Work to do -
Report every line in the listing that contains the string "draw".

Dataset content -
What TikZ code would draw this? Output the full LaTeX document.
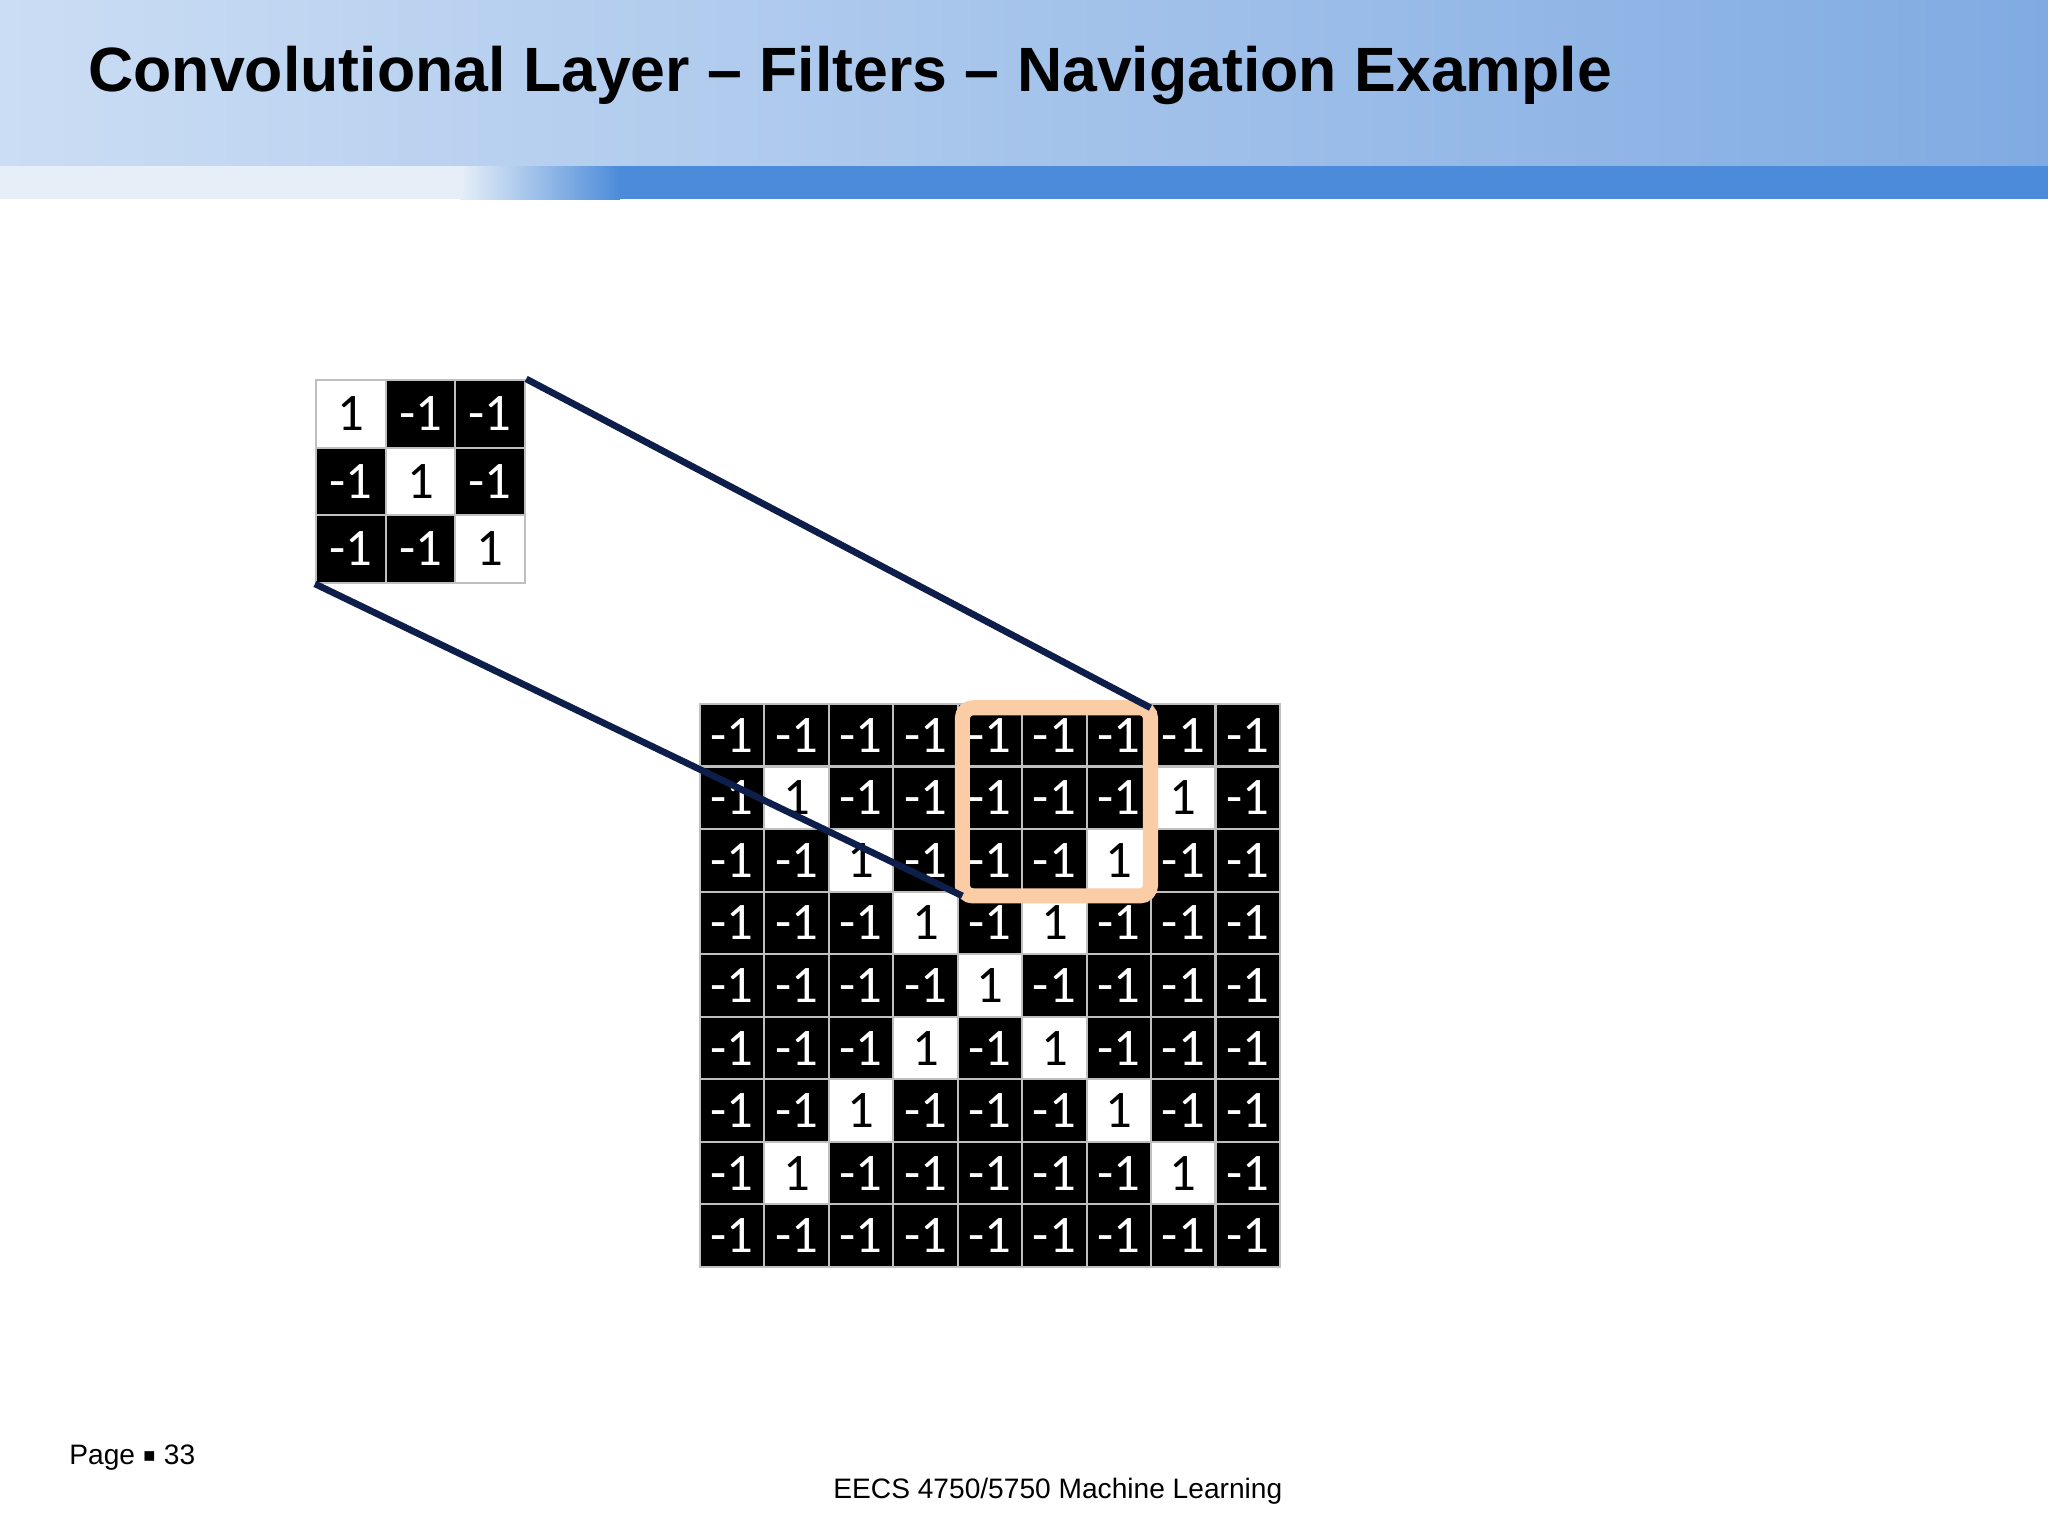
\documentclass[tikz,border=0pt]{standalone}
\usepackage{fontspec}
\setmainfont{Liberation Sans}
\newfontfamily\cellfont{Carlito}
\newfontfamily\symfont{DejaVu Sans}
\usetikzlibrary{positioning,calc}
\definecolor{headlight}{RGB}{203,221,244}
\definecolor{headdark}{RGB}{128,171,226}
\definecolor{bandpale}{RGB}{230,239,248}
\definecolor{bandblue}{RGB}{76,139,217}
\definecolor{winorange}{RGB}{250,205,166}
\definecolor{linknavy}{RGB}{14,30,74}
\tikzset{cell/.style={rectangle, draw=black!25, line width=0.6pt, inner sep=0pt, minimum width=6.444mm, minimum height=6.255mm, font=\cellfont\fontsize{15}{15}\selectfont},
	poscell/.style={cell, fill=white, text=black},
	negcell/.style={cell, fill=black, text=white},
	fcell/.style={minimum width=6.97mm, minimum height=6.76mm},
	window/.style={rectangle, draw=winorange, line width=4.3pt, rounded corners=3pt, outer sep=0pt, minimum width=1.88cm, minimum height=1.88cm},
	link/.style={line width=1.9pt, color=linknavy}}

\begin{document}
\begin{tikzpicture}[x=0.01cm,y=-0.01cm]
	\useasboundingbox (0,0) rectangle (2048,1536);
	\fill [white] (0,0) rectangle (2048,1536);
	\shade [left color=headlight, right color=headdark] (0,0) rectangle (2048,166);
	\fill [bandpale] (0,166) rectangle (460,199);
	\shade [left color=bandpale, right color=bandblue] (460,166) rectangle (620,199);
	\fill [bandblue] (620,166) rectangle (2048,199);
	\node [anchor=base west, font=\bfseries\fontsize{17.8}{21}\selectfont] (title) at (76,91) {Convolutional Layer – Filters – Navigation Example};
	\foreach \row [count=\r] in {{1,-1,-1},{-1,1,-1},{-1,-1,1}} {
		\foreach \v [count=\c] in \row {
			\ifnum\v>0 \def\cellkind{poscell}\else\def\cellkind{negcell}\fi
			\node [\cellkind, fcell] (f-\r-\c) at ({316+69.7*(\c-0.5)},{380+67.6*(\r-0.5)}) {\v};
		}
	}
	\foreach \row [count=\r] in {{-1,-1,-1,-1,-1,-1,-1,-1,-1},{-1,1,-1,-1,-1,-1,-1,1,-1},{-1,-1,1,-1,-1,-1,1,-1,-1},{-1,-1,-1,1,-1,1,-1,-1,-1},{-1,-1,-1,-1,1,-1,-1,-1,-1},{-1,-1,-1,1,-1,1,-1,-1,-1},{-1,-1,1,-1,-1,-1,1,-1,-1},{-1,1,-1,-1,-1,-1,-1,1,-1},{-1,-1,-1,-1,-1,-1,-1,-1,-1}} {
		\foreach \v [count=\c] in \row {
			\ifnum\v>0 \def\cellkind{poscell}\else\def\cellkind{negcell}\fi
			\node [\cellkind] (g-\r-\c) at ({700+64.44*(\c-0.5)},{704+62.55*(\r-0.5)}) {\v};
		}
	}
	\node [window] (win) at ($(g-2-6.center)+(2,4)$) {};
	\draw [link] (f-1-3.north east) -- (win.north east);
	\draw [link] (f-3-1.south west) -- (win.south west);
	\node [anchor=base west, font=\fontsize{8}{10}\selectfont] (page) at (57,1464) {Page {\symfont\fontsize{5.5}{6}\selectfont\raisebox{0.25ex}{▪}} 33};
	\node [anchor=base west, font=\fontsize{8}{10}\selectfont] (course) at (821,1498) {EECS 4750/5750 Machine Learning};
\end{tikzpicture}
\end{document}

Exercise response -
What TikZ code would draw this? Output the full LaTeX document.
\tikzset{cell/.style={rectangle, draw=black!25, line width=0.6pt, inner sep=0pt, minimum width=6.444mm, minimum height=6.255mm, font=\cellfont\fontsize{15}{15}\selectfont},
	window/.style={rectangle, draw=winorange, line width=4.3pt, rounded corners=3pt, outer sep=0pt, minimum width=1.88cm, minimum height=1.88cm},
	\draw [link] (f-1-3.north east) -- (win.north east);
	\draw [link] (f-3-1.south west) -- (win.south west);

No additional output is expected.